1. Does BPH predispose this patient to cancer?
Benign prostatic hypertrophy (BPH) itself does not directly predispose the patient to prostate cancer. However, the presence of BPH may complicate the diagnosis and management of prostate cancer. Both BPH and prostate cancer can coexist, and the symptoms of BPH may mask the presence of prostate cancer. It is essential to monitor patients with BPH for the development of prostate cancer through regular prostate-specific antigen (PSA) screenings and digital rectal examinations.
2. Why are patients with BPH at increased risk for urinary tract infections?
Patients with BPH are at an increased risk for urinary tract infections (UTIs) due to the obstructive nature of the condition. The enlarged prostate can cause urine stasis and create an environment favorable for bacterial growth. Urine retention behind the obstruction provides a breeding ground for bacteria, leading to ascending infections in the urinary tract. Additionally, the incomplete emptying of the bladder associated with BPH can further contribute to UTIs.

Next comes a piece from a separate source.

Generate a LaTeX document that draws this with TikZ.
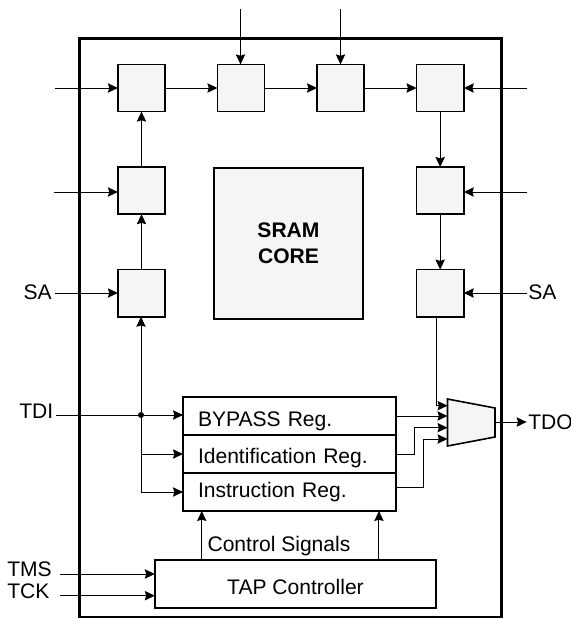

3. What would you expect the patient’s PSA level to be after surgery?
Following transurethral resection of the prostate (TURP), a surgical procedure performed to alleviate urinary obstruction in BPH, the patient’s PSA level is expected to decrease. Benign prostatic hypertrophy causes an elevation in PSA levels; therefore, surgical intervention to remove the obstructive prostate tissue would result in a reduction in PSA levels. Regular monitoring of PSA levels post-surgery is necessary to detect any significant changes that may indicate the presence of prostate cancer.
4. What are the recommended screening guidelines and treatment for BPH?
The recommended screening guidelines for BPH involve regular check-ups and discussions about urinary symptoms, followed by a thorough physical examination and medical history review. Prostate-specific antigen (PSA) blood tests and digital rectal examinations are commonly used to assess prostate health. Treatment options for BPH include watchful waiting, lifestyle modifications, medication therapy (alpha-blockers, 5-alpha reductase inhibitors), minimally invasive procedures (transurethral microwave thermotherapy, laser therapy), and surgical interventions (transurethral resection of the prostate, open prostatectomy) depending on the severity of symptoms and patient preferences.
5. What are some alternative treatments / natural homeopathic options for treatment?
Alternative treatments and natural homeopathic options for BPH include herbal remedies such as saw palmetto, pygeum africanum, stinging nettle, and beta-sitosterol. Some studies suggest that these substances may have modest benefits in reducing urinary symptoms associated with BPH. However, it is important to note that the evidence regarding their efficacy is inconclusive, and patients should consult with their healthcare provider before starting any alternative treatment. These remedies should not replace or delay appropriate medical evaluation or prescribed treatments for BPH.